After a highly unusual meeting on Christmas Day - with at least one diplomat wearing a Santa hat and another in a festive jumper - they agreed to write to the European Parliament to say they intend to take a decision on the provisional application of the deal.
The timing of the Christmas Eve deal forced politicians and officials in the UK and Brussels to tear up their plans.
MPs and peers will be called back to Westminster on December 30 to vote on the deal, but MEPs are not expected to approve it until the new year, meaning it will have to apply provisionally until they give it the green light.
The agreement will almost certainly be passed by Parliament, with Labour supporting it, as the alternative would be a chaotic no-deal situation on January 1.
But Mr Johnson is keen to retain the support of the Eurosceptics on his benches who helped him reach No 10.
On Boxing Day, Conservative former Cabinet minister Theresa Villiers told BBC Breakfast: "I very much hope this treaty stands up to scrutiny and I hope to be able to support it.

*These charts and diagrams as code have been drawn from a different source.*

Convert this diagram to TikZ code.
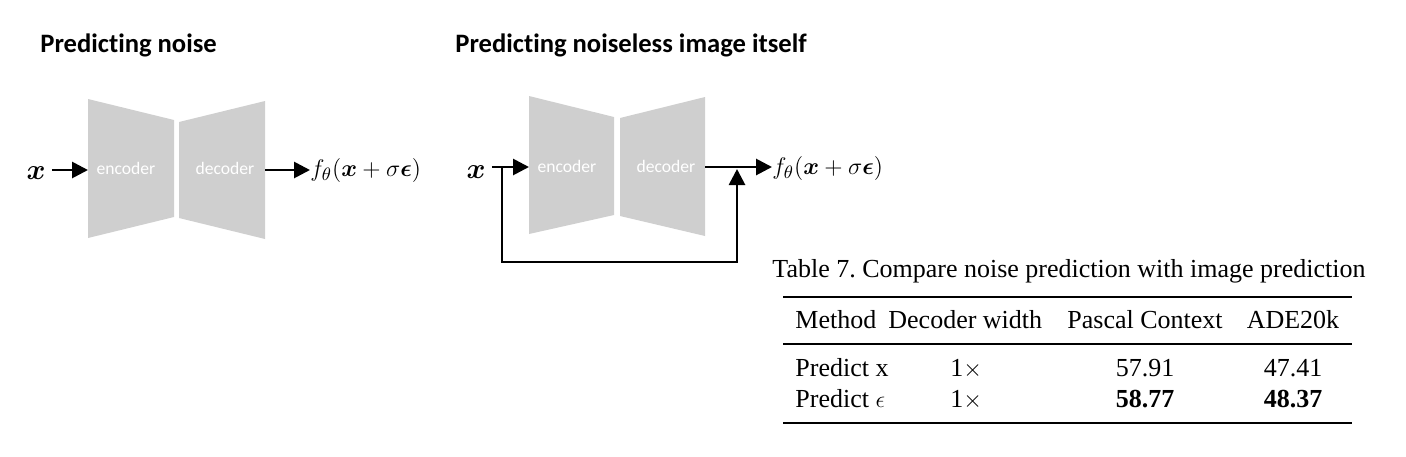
\documentclass[tikz,border=0pt]{standalone}
\usepackage{amsmath,bm}
\usepackage{fontspec}
\setmainfont{Liberation Serif}
\newfontfamily\titlefont[Ligatures=NoCommon]{Carlito}
\usetikzlibrary{arrows.meta}
\definecolor{blockgray}{RGB}{207,207,207}
\tikzset{
  ttl/.style={font=\titlefont\bfseries\fontsize{13.3}{15}\selectfont, anchor=base west, inner sep=0pt},
  blk/.style={fill=blockgray, draw=none},
  blktxt/.style={font=\titlefont\fontsize{8.8}{10}\selectfont, text=white, inner sep=0pt},
  mathlbl/.style={font=\fontsize{12.9}{15}\selectfont, inner sep=0pt},
  xlbl/.style={font=\fontsize{14.5}{16}\selectfont, inner sep=0pt},
  arr/.style={line width=1.4pt, -{Triangle[length=8pt,width=8pt]}},
  tbl/.style={font=\fontsize{13}{15}\selectfont, inner sep=0pt},
  rulethick/.style={line width=1.0pt},
  rulethin/.style={line width=0.6pt},
}
\frenchspacing
\begin{document}
\begin{tikzpicture}[x=0.5pt,y=-0.5pt]
\useasboundingbox (0,0) rectangle (1406,456);

% ---------- titles
\node[ttl] (t1) at (40,52) {Predicting noise};
\node[ttl] (t2) at (455,52) {Predicting noiseless image itself};

% ---------- left diagram
\fill[blk] (88,99) -- (174,120) -- (174,217) -- (88,238) -- cycle;
\fill[blk] (179,122) -- (265,101) -- (265,239) -- (179,218) -- cycle;
\node[blktxt] (enc1) at (126,168) {encoder};
\node[blktxt] (dec1) at (225,168) {decoder};
\coordinate (enc1w) at (88,170);
\coordinate (dec1e) at (265,170);
\node[xlbl] (x1) at (36,173) {$\boldsymbol{x}$};
\node[mathlbl, anchor=base west] (f1) at (310,176) {$f_\theta(\boldsymbol{x}+\sigma\boldsymbol{\epsilon})$};
\draw[arr] (x1.east|-enc1w) ++(6,0) -- (enc1w);
\draw[arr] (dec1e) -- (f1.west|-dec1e);

% ---------- right diagram
\fill[blk] (529,96) -- (614,117) -- (614,215) -- (529,234) -- cycle;
\fill[blk] (620,118) -- (705,97) -- (705,236) -- (620,216) -- cycle;
\node[blktxt] (enc2) at (567,166) {encoder};
\node[blktxt] (dec2) at (666,166) {decoder};
\coordinate (enc2w) at (529,167);
\coordinate (dec2e) at (705,167);
\coordinate (jn) at (502,167);
\coordinate (tap) at (737,169);
\coordinate (low) at (502,262);
\node[xlbl] (x2) at (476,172) {$\boldsymbol{x}$};
\node[mathlbl, anchor=base west] (f2) at (772,174) {$f_\theta(\boldsymbol{x}+\sigma\boldsymbol{\epsilon})$};
\draw[arr] (x2.east|-enc2w) ++(6,0) -- (enc2w);
\draw[arr] (dec2e) -- (f2.west|-dec2e);
\draw[arr] (jn) -- (low) -- (tap|-low) -- (tap);

% ---------- table
\node[tbl, anchor=base west] (cap) at (772,277) {Table 7. Compare noise prediction with image prediction};
\coordinate (rl1) at (783,297);
\coordinate (rr1) at (1352,297);
\coordinate (rl2) at (783,344);
\coordinate (rr2) at (1352,344);
\coordinate (rl3) at (783,423);
\coordinate (rr3) at (1352,423);
\draw[rulethick] (rl1) -- (rr1);
\draw[rulethin] (rl2) -- (rr2);
\draw[rulethick] (rl3) -- (rr3);

\node[tbl, anchor=base west] (h1) at (795,328) {Method};
\node[tbl, anchor=base west] (h2) at (888,328) {Decoder width};
\node[tbl, anchor=base] (h3) at (1145,328) {Pascal Context};
\node[tbl, anchor=base] (h4) at (1293,328) {ADE20k};

\node[tbl, anchor=base west] (a1) at (795,376) {Predict x};
\node[tbl, anchor=base west] (a2) at (950,376) {1$\times$};
\node[tbl, anchor=base] (a3) at (1145,376) {57.91};
\node[tbl, anchor=base] (a4) at (1293,376) {47.41};

\node[tbl, anchor=base west] (b1) at (795,407) {Predict $\epsilon$};
\node[tbl, anchor=base west] (b2) at (950,407) {1$\times$};
\node[tbl, anchor=base, font=\fontsize{13}{15}\selectfont\bfseries] (b3) at (1145,407) {58.77};
\node[tbl, anchor=base, font=\fontsize{13}{15}\selectfont\bfseries] (b4) at (1293,407) {48.37};
\end{tikzpicture}
\end{document}
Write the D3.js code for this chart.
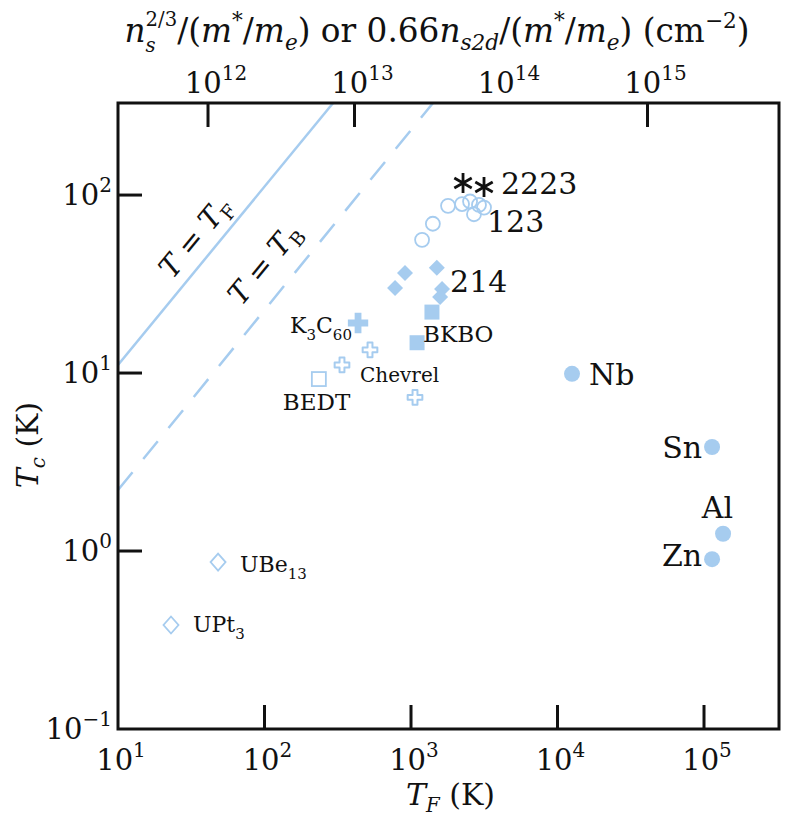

"But I was elected on a manifesto which promised to get Brexit done so I need to read (the document) before I can work out whether this actually enables us to do that or whether it traps us in the regulatory orbit of the European Union."
Mr Johnson had earlier messaged Tory MPs on WhatsApp as he tried to get them all on side.
"I truly believe this is the right deal for the UK and the EU," he wrote, in a message seen by the PA news agency.
"We have delivered on every one of our manifesto commitments: control of money, borders, laws, fish and all the rest.
"But even more important, I believe we now have a basis for long-term friendship and partnership with the EU as sovereign equals."